◆ WRITTEN EXERCISE ◆
Each line from the start of the data below through the one containing "from matplotlib.lines import Line2D" must be reproduced exactly.

★ ★ ★ ★

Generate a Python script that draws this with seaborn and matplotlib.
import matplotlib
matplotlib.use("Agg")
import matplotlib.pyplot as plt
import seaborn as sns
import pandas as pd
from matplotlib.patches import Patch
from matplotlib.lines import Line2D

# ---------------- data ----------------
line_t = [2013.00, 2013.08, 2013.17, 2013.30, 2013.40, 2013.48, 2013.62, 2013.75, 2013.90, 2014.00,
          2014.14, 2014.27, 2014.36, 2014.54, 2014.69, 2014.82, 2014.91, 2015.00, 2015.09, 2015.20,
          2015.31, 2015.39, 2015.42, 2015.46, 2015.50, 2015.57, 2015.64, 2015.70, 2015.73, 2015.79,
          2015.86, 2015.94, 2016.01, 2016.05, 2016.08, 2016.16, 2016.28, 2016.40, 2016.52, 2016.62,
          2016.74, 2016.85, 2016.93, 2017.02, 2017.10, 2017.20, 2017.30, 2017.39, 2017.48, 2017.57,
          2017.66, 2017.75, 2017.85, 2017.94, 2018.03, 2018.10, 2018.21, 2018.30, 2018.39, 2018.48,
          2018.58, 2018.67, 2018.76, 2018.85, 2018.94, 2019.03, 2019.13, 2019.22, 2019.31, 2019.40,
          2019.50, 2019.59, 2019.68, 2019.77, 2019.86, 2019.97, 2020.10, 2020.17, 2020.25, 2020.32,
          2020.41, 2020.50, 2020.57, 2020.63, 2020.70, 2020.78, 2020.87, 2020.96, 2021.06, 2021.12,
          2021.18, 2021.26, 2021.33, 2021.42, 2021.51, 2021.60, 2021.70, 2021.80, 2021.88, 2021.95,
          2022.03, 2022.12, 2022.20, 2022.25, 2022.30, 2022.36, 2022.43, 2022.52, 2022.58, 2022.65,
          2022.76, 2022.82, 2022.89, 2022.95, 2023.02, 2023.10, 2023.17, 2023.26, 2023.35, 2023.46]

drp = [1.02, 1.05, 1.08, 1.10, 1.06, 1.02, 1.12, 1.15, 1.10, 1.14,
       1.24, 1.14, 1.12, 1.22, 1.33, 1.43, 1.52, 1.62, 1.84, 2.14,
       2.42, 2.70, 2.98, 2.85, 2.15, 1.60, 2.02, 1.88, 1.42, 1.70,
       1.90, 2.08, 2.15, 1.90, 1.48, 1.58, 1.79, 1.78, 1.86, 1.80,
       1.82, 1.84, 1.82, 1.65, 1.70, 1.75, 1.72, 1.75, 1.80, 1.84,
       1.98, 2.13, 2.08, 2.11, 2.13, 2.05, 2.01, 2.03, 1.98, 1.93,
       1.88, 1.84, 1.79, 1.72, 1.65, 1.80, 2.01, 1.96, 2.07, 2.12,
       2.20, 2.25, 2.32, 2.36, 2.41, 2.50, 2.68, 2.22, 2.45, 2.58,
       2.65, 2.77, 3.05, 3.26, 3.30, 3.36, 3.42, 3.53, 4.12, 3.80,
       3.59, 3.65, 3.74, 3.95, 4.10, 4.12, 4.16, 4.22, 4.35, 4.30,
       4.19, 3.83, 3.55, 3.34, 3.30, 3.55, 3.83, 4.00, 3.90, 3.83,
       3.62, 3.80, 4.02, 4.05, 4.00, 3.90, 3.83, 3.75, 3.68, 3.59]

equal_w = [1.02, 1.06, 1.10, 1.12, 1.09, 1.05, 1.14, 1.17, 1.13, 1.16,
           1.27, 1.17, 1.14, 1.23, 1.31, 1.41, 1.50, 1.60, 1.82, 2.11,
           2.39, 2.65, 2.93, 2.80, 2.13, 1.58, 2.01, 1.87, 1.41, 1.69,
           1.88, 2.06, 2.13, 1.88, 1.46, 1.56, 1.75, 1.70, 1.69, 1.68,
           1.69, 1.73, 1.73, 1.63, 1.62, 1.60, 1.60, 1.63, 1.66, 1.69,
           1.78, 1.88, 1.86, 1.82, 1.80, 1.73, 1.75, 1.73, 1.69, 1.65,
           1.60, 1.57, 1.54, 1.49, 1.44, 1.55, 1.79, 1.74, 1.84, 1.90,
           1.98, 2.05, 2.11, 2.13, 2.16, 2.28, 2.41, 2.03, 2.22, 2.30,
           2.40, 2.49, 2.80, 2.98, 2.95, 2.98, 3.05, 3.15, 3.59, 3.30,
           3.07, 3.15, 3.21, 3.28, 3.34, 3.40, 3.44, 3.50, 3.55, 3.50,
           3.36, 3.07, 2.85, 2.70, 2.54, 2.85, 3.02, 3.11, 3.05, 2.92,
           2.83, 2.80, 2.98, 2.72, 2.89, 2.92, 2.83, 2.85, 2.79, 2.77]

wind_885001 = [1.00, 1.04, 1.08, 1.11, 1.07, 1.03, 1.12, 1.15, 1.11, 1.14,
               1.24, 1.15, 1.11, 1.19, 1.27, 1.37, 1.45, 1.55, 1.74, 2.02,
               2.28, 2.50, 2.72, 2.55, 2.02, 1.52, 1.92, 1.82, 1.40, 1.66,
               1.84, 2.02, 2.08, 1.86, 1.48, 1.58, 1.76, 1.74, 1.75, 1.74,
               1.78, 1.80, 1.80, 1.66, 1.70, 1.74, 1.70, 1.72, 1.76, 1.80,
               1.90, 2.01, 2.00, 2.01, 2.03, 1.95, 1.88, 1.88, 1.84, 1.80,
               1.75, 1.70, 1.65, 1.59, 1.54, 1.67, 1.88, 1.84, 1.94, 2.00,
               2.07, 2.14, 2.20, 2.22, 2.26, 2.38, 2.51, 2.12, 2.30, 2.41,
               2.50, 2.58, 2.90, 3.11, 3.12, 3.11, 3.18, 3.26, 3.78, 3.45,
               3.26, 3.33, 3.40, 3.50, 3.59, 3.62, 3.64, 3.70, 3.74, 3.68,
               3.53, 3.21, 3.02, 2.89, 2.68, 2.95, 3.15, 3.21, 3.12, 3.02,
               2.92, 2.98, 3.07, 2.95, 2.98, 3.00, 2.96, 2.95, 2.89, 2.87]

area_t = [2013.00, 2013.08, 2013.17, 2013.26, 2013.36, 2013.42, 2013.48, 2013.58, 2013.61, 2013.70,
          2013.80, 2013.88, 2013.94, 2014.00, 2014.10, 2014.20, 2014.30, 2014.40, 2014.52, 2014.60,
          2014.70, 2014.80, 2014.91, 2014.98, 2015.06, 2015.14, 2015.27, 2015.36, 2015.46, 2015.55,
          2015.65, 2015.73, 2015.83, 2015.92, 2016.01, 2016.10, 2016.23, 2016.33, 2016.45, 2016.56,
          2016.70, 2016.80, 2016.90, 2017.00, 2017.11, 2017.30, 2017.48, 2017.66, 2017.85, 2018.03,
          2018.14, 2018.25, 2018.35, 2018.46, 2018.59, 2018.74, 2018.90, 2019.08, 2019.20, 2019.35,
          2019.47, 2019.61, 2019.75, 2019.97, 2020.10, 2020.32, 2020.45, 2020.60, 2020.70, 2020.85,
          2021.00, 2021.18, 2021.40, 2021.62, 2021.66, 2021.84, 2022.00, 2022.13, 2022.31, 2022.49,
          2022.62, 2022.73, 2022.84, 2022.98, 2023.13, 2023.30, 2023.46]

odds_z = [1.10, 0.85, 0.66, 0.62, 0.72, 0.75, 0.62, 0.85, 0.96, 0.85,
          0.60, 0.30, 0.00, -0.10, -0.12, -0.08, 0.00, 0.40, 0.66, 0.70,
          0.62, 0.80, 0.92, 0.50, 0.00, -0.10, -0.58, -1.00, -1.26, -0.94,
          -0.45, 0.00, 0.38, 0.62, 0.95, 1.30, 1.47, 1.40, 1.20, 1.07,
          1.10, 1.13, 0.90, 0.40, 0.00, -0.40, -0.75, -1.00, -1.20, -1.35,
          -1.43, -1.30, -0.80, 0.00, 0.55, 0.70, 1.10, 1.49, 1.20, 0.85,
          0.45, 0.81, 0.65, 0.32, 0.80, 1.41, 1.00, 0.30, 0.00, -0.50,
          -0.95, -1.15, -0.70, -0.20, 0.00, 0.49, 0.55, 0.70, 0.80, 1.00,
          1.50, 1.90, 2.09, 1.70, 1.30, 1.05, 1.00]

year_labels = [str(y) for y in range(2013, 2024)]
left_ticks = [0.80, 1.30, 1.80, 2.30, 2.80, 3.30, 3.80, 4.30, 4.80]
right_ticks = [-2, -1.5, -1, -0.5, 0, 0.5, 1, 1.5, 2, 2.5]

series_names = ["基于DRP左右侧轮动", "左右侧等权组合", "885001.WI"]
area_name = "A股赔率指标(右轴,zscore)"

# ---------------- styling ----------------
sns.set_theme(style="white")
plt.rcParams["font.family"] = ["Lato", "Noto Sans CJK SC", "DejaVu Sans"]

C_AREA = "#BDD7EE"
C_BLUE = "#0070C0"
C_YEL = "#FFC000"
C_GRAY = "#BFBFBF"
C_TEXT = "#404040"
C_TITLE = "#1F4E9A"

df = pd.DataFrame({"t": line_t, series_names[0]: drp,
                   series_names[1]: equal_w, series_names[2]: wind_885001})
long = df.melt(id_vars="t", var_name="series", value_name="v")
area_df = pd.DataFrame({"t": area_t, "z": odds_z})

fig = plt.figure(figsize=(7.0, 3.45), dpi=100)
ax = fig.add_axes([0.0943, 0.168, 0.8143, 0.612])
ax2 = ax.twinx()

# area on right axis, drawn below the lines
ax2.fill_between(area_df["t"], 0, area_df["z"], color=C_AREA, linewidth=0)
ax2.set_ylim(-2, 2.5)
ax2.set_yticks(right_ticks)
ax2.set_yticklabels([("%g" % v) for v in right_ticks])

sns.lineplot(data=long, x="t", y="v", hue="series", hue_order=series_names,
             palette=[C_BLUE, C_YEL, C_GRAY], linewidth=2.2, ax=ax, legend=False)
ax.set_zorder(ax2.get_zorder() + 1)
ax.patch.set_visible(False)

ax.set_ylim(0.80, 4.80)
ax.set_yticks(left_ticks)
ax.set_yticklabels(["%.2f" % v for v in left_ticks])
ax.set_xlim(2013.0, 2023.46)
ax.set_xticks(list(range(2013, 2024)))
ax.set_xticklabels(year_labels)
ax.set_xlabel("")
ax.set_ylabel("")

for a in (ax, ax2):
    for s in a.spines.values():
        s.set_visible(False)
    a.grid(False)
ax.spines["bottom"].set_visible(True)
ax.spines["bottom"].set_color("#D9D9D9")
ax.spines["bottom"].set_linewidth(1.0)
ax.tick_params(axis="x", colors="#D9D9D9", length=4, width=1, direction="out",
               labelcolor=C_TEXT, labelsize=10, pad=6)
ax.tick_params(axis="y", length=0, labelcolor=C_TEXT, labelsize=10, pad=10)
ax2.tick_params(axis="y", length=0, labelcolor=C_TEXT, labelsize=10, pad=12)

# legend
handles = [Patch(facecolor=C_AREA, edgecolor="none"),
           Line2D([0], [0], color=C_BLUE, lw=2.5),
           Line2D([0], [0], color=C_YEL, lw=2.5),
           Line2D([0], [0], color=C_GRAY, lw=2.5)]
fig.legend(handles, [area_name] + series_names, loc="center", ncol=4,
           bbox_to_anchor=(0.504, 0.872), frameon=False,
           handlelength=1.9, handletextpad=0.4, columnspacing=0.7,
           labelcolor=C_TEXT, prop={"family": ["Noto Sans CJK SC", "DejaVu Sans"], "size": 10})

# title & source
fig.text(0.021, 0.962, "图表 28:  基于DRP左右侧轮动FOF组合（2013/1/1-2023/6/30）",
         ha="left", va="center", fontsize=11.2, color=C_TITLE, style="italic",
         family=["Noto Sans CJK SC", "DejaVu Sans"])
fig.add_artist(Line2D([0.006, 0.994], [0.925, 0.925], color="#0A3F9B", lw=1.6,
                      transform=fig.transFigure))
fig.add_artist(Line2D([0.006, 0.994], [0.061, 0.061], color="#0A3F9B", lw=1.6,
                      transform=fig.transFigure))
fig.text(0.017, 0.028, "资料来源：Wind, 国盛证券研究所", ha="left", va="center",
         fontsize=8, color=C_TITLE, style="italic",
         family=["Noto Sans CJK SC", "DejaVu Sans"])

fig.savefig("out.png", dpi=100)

★ ★ ★ ★

◆ TASK RESPONSE ◆
Generate a Python script that draws this with seaborn and matplotlib.
import matplotlib
matplotlib.use("Agg")
import matplotlib.pyplot as plt
import seaborn as sns
import pandas as pd
from matplotlib.patches import Patch
from matplotlib.lines import Line2D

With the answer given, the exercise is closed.